After winning a grant from the National Institute of Health to design a wheelchair for quadriplegics, Vaidyanathan started putting the team together. Lalit Gupta, a professor at Southern Illinois University, provided his experience in EEG signal recognition to implement the algorithms for recognizing tongue movements from pressure waves in the ear.

These pressure waves, which are basically sound waves, have different wavelengths and amplitudes corresponding to the direction, speed and intensity of the tongue movement. The waves have a low frequency of less than 200 Hz, at which point the signals are cut off by a filter to exclude any sources other than tongue movements. Since the ear canal is so well suited to capture and amplify sound waves, one can measure these waves with a microphone within the ear.

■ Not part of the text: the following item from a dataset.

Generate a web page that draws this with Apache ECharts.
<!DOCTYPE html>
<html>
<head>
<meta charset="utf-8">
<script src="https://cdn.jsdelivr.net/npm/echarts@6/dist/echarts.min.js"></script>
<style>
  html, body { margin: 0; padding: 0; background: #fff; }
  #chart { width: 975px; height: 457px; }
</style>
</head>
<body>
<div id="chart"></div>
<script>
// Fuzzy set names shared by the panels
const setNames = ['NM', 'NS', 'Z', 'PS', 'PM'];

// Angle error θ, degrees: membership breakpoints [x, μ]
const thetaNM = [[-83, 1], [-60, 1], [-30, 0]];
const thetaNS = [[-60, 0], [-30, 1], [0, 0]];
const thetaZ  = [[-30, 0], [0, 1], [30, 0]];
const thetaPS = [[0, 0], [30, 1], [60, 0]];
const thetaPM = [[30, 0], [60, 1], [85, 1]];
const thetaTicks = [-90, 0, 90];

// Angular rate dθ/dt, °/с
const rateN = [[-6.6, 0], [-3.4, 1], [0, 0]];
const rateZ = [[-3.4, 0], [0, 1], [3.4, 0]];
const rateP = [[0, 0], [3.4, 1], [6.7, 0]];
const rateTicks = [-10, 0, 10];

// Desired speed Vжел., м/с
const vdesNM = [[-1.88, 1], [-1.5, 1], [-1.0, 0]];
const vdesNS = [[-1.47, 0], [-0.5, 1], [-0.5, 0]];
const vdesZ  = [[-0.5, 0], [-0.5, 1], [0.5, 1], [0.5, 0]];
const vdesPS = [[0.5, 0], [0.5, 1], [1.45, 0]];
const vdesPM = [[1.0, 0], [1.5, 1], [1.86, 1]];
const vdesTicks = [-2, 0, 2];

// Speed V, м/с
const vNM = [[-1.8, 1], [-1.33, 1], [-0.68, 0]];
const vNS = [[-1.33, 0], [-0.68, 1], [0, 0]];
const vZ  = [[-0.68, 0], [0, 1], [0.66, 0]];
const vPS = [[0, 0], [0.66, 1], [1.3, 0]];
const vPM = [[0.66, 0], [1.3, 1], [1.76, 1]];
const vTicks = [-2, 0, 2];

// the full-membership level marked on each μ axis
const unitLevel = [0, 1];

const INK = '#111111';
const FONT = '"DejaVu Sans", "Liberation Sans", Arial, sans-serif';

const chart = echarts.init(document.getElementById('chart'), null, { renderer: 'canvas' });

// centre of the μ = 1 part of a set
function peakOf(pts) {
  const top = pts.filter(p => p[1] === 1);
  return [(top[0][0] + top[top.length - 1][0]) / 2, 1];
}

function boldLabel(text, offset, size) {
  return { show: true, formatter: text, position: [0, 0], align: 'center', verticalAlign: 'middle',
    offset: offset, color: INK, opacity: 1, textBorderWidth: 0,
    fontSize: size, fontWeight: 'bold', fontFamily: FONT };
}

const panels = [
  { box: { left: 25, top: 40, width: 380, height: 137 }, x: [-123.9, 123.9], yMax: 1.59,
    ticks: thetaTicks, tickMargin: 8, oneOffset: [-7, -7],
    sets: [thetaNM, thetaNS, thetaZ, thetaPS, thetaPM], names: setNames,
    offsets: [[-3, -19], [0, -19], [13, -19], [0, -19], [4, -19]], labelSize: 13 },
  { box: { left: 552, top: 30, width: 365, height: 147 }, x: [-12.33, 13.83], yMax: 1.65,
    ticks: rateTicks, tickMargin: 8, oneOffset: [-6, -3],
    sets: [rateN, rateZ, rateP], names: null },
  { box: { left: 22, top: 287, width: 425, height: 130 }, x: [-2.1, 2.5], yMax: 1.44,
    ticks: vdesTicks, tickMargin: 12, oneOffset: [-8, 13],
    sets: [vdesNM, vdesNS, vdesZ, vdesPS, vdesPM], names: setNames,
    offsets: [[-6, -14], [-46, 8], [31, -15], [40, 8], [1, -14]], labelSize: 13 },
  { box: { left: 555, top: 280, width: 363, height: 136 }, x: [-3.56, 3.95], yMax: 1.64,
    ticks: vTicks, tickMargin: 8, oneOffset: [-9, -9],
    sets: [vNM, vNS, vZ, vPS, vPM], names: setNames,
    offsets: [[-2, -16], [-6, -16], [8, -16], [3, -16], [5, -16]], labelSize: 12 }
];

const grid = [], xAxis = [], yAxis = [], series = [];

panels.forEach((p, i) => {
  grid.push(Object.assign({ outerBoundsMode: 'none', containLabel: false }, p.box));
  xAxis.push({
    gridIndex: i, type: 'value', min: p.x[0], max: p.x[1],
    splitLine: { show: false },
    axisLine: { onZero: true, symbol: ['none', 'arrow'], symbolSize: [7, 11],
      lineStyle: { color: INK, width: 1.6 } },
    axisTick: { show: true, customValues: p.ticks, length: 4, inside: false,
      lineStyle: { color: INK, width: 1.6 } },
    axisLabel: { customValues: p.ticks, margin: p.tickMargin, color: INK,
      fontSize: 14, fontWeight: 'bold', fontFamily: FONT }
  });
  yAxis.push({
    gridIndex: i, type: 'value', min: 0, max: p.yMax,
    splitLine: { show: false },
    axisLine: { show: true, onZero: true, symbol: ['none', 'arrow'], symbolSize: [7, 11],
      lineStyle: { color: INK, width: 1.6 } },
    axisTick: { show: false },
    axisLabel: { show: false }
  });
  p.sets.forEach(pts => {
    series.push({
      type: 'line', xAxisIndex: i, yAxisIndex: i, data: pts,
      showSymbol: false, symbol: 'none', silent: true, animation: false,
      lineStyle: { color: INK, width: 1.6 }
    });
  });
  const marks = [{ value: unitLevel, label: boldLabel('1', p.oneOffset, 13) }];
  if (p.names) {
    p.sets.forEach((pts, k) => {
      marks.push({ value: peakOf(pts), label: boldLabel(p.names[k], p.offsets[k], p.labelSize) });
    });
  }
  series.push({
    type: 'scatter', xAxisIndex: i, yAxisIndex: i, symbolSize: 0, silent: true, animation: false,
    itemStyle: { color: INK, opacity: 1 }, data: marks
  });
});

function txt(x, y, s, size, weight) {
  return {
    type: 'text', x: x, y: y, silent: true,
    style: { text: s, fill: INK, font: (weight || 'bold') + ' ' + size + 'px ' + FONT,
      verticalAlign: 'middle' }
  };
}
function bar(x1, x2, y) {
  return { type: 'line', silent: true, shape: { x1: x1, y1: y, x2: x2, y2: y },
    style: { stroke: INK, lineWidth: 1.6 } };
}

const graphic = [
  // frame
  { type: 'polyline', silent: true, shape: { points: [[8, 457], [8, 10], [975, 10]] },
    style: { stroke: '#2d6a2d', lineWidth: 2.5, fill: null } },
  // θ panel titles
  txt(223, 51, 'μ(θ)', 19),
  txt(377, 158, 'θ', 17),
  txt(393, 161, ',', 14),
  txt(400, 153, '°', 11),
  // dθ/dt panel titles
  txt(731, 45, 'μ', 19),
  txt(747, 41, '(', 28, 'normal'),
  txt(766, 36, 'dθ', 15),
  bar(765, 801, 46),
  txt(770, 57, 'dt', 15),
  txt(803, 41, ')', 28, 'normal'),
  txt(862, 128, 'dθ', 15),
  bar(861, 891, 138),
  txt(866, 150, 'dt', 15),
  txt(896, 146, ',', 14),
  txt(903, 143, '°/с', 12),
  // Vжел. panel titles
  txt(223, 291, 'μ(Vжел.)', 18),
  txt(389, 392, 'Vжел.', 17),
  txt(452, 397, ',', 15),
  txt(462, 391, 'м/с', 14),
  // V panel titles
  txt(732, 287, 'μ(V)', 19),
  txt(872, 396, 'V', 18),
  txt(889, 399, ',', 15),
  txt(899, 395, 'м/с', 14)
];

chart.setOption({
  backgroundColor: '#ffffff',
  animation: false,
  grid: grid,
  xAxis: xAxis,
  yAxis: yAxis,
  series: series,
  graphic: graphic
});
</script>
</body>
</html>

Eight individuals tested the new technology, first calibrating their unique tongue movements (up, down, left, and right) to create a personalized reference template. The results showed that tongue movements were detected accurately 97% of the time, encouraging the researchers to believe that the method can offer realistic precision.

“Experiments thus far indicate that for activities such as speaking, eating, even smoking a cigarette, there is no need to remove, or even deactivate the device,” Vaidyanathan said. “The tongue movement signals seem unique in terms of frequency, power, etc., and appear to have distinguishable signatures in comparison to other oral activity, allowing for separation through filtering. This is, however, an area I am hoping to explore further with deeper rigor in future work. This could involve new pattern recognition algorithms and adaptive filtering techniques.”

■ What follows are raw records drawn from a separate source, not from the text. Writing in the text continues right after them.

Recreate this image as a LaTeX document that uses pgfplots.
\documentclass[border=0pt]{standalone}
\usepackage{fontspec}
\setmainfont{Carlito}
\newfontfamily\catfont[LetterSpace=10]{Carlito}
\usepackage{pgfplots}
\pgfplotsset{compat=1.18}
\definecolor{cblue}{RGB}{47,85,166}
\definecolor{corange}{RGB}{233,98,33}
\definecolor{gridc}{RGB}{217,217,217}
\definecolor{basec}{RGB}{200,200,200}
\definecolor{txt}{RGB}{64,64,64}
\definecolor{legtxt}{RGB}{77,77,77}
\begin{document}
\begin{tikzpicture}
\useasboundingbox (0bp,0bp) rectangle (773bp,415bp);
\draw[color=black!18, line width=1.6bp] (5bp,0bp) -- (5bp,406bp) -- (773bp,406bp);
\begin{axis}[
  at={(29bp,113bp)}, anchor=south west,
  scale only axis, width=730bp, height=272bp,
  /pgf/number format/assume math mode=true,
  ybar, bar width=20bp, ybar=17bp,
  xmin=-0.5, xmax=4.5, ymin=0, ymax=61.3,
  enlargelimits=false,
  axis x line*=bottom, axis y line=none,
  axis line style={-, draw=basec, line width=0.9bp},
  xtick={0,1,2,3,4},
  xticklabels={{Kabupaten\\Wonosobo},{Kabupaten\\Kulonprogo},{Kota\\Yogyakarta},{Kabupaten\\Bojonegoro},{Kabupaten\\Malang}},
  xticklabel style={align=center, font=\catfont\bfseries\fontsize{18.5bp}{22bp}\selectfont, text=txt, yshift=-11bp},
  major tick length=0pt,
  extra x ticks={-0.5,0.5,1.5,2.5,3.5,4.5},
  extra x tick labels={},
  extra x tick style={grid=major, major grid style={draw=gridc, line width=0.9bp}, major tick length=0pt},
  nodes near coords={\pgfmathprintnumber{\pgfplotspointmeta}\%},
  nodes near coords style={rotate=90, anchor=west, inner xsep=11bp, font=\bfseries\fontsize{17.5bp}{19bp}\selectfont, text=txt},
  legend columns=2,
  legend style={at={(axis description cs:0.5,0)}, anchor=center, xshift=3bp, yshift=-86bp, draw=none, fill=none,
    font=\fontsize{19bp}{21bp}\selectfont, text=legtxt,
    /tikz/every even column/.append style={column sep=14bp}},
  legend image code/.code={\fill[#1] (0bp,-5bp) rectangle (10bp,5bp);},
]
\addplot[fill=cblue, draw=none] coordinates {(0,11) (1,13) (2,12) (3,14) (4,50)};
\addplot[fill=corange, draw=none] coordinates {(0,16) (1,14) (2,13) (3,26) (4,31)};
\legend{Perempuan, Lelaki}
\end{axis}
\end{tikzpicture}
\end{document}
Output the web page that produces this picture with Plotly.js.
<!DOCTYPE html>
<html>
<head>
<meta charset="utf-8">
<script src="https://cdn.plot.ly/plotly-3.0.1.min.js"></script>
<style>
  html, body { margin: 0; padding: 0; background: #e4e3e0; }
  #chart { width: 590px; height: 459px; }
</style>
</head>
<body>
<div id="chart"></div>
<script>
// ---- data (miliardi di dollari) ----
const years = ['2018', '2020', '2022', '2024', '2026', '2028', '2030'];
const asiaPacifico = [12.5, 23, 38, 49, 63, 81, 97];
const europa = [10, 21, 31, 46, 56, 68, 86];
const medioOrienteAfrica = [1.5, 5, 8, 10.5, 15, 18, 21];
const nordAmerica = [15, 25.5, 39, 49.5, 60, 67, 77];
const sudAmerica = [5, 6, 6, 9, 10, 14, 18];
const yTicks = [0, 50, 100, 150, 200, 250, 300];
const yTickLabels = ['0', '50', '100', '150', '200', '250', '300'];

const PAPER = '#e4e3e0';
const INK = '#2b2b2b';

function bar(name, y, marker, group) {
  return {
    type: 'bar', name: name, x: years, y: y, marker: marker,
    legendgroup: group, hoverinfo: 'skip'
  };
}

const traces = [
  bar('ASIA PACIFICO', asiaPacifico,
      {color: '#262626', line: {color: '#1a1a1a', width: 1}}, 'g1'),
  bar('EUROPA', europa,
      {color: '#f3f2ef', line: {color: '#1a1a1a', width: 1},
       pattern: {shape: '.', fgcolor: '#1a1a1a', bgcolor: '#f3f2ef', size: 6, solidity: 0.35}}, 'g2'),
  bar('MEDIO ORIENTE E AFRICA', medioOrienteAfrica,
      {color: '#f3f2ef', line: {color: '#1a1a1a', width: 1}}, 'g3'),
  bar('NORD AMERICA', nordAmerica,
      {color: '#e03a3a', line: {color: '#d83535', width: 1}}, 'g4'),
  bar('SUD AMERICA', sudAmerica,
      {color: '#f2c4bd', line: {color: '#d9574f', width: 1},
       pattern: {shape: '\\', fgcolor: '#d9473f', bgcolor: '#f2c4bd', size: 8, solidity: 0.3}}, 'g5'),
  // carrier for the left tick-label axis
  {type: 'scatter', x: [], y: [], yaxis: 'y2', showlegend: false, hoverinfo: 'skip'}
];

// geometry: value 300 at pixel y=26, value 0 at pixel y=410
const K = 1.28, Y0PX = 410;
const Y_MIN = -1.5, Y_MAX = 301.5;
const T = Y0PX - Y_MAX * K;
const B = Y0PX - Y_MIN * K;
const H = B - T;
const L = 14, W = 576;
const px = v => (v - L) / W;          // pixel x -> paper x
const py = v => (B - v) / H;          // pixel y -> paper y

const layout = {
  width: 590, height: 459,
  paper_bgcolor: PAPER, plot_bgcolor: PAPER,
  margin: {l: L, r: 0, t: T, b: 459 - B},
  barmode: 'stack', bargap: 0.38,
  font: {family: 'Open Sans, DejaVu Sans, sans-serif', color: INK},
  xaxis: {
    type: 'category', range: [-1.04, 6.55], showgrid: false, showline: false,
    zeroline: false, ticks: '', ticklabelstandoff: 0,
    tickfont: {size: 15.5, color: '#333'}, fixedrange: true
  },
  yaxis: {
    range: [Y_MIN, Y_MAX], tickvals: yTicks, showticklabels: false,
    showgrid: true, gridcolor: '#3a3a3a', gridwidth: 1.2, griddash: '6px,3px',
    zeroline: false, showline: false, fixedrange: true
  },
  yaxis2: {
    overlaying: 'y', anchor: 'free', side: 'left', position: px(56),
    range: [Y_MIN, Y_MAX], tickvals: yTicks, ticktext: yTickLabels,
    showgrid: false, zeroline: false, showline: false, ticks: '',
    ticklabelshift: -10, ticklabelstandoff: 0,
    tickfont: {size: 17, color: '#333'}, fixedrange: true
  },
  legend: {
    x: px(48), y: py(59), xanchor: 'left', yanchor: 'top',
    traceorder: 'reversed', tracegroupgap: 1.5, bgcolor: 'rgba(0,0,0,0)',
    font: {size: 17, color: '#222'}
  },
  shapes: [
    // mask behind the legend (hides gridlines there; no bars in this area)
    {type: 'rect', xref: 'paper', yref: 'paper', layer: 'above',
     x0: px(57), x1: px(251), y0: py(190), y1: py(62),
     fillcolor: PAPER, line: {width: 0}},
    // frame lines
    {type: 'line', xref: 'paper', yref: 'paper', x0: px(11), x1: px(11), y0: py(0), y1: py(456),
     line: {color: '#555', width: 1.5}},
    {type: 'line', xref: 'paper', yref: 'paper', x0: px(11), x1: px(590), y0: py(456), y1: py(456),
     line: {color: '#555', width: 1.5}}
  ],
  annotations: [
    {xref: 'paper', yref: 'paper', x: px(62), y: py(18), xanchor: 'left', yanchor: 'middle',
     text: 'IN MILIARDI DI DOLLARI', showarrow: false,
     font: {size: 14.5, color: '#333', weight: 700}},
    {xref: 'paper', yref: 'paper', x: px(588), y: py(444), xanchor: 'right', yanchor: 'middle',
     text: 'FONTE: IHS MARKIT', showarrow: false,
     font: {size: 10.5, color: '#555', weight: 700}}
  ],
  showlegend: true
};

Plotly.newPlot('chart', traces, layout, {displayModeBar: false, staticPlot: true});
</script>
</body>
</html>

In terms of simplicity and computation speed, the researchers found that just four tongue movement work best, but they also predict that compound tongue movements could offer more variation, if needed. For example, a quick “double click” consisting of two simple tongue movements separated by a brief pause (such as up-up, up-down, up-right, etc.) could still use the same detection and classification algorithms, and performance would remain high.

According to the National Spinal Cord Injury Statistical Center (NSCISC), 11,000 new spinal cord injuries occur in the US ever year, half of which cause quadriplegia. Other people who have brain diseases, suffer stokes, or develop arthritis may also benefit from this non-intrusive and easy to operate method for computer control.

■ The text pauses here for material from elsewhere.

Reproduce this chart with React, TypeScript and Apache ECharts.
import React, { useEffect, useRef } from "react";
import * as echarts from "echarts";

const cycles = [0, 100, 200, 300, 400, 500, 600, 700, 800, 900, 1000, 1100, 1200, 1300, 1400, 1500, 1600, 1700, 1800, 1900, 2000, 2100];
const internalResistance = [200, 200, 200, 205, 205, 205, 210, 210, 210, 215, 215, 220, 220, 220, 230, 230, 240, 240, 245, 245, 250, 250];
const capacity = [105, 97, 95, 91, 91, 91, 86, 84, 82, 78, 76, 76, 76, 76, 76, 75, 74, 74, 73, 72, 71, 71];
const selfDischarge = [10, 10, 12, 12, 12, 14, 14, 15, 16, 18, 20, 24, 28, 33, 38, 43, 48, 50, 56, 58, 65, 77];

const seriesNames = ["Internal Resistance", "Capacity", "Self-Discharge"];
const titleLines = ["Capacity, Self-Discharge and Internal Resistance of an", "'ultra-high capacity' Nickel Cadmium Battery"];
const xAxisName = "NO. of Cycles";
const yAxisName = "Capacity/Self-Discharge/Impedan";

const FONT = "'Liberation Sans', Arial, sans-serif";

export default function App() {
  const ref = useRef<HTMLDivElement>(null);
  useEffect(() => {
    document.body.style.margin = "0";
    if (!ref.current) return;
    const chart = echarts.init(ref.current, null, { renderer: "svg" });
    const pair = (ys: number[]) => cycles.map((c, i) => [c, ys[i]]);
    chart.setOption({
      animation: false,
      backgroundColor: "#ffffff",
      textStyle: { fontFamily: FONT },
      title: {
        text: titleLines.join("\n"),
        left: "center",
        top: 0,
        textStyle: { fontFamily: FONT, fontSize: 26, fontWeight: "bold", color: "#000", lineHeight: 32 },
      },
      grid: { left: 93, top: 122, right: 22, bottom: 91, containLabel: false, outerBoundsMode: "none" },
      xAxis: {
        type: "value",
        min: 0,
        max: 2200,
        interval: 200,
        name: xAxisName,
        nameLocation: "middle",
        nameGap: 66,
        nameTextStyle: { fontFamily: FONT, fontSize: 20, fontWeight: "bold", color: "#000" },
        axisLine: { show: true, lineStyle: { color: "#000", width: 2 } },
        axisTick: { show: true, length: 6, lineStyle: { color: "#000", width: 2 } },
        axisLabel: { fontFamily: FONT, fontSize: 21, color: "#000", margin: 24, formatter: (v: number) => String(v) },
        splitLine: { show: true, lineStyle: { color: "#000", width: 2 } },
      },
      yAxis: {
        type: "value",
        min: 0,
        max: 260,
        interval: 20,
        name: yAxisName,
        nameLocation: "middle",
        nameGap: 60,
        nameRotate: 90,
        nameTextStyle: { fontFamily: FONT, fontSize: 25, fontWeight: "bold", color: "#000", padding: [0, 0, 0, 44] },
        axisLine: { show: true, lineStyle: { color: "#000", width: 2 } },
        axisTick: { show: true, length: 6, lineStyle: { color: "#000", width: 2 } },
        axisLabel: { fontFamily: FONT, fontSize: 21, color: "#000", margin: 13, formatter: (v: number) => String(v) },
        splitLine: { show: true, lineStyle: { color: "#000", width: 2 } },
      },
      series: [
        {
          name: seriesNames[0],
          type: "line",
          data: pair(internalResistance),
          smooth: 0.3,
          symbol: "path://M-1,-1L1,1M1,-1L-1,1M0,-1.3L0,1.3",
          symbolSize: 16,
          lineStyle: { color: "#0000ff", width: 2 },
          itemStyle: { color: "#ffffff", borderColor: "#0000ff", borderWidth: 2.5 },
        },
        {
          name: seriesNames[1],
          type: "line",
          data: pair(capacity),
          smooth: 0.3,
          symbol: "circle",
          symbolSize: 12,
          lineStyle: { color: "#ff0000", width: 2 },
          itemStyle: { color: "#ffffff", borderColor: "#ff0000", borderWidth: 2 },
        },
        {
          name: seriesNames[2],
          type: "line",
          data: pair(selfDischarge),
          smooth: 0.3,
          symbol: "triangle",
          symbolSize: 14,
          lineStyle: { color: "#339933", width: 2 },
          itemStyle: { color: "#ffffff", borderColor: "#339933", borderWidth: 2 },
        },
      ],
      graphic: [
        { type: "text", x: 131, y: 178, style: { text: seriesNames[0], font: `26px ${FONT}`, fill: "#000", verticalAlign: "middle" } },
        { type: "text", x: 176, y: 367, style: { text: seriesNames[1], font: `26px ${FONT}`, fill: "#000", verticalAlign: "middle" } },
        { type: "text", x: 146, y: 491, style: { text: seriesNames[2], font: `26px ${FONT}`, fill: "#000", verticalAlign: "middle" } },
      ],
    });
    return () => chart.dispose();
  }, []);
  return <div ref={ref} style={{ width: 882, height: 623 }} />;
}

“I can’t speak to the timescale for commercial availability of the device, which will ultimately be determined by industry,” Vaidyanathan said. “However, Think-A-Move, Ltd. is in the process of commercializing products for both tongue movement and speech recognition out of the ear. Devices for both should be available in the near future.”

Citation: Vaidyanathan, Ravi, Chung, Beomsu, Gupta, Lalit, Kook, Hyunseok, Kota, Srinivas, and West, James D. “Tongue-Movement Communication and Control Concept for Hands-Free Human-Machine Interfaces.” IEEE Transactions on Systems, Man, and Cybernetics—Part A: Systems and Humans, Vol. 37, No. 4, July 2007.